Y he dicho casi porque en estos días se está reafirmando una profesión como infalible. Sí, lo han adivinado, la de ingeniero forestal, con o sin licenciatura. Digas lo que digas, si te presentas como especialista forestal, todo tu discurso estará avalado por la absoluta certeza, y nadie, nadie, podrá contradecirte.

Incluso si dices tonterías como que hay que eliminar el monte bajo y tener limpios los bosques para prevenir los incendios. ¿Lo veis? Seguro que estáis pensando que el ingeniero tiene razón y que lo que yo debo hacer inmediatamente es pedir perdón por calificar como tontería algo que todo el mundo repite como papagayos.

Pero, ¡qué dices! ¿no serás tú uno de esos extremistas defensores de los árboles que tienen la culpa de que hayan ardido todos los árboles? ¿No te das cuenta de que hasta el Consejero de Agricultura defiende que todo esté más limpio que el césped que rodea las Cortes de Castilla y León, y ha prometido la contratación de miles de parados para esa labor, además de soltar millones de cabras por todos los rincones con el fin de que no pueda arder ni una hierba en la distopía de un mundo trashumante? ¿Qué tienes en contra de los ingenieros? ¡Naturajeta! Devuelve las subvenciones.

Nada, nada, tenéis razón, respondo, ante la amenaza de sufrir un auto de fe. Tenéis razón, pero permitidme una pregunta: ¿no creéis que son los bosques de verdad, los auténticos, los bosques de robles, encinas, alcornoques, fresnos, castaños, etcétera, esos maravillosos bosques de toda la vida los que realmente han parado los incendios? ¿Y cómo creéis que se forma un bosque? ¿De verdad pensáis que sin matorrales sería posible? ¿No será mejor dejar en paz a la naturaleza y...?

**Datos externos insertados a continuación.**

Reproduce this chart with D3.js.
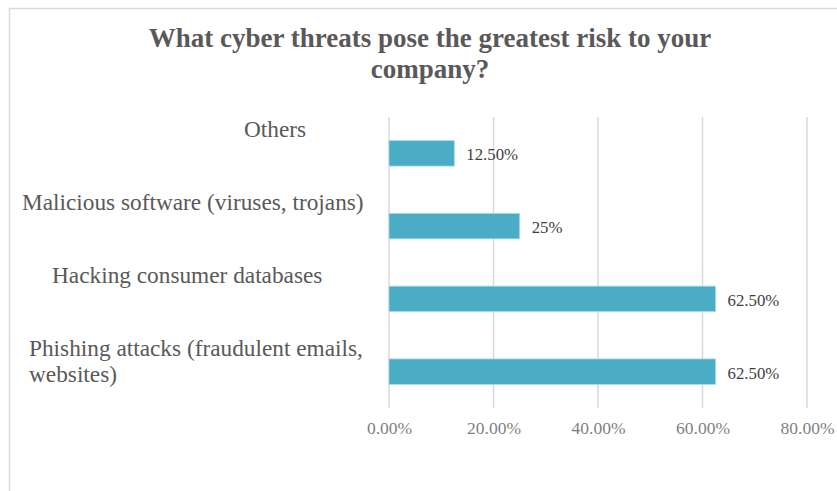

No me ha dado tiempo a terminar la frase y ya me están insultado. Me llaman de nuevo radical, extremista y naturajeta, además de tarado, y me gritan que gente como yo que defiende el monte es la culpable de la destrucción del monte. ¿Pero a qué llamáis monte?, les pregunto, confundido.

No hace falta que me respondan. Sé lo que significa para ellos el monte, lo sé porque se lo he escuchado a más de un ingeniero de los de toda la vida: el monte es un campo con vallas de espino donde pasta tranquilamente el ganado que más tarde va a un matadero, con naves industriales para dar trabajo a los habitantes de los pueblos, con alguna pradera con venados para que disfruten los cazadores que vienen de las ciudades y algún que otro pinar con setas rodeado de cortafuegos de un kilómetro de ancho al menos.

¡Lo ves! ¡Estás en contra de los cortafuegos!, me dicen llenos de odio. Un odio que descargan sin piedad y que difunden a continuación por las redes para tratar de intimidar a todos los que son como yo. No, qué va, respondo, lo que pasa es que científicamente está demostrado que los mejores cortafuegos son...

Me callo. Ellos aprietan los dientes y me miran enfurecidos, como si yo estuviera a punto de saltar la valla de Melilla para invadir con mi subversiva ideología la patria de sus sueños, esa patria en la que ICONA aterrazaba montañas peladas, los valles se mantenían a raya con pantanos y la gente era feliz ordeñando el vacuno. Una patria en la que quienes mandan saben lo que tienen que hacer para que la realidad de lo rural vuelva a brillar como en los tiempos de maricastaña, una patria gobernada por auténticos e incansables ingenieros forestales, con o sin licenciatura, para los que cualquier matorral con bichos es un peligro a exterminar, una patria en la que los culpables del cambio climático son los naturalistas extremistas, los naturajetas, los ecolojetas, esa gentuza impresentable que con sus pociones mágicas han conseguido subyugar las mentes inocentes de los gobernantes y poder parar así autopistas, líneas de alta velocidad, urbanizaciones en la playa y en general todas esas obras públicas tan necesarias que por desgracia no se han podido llevar a cabo, y todo para que pueda reinar su animal favorito: el lobo. ¡El lobo!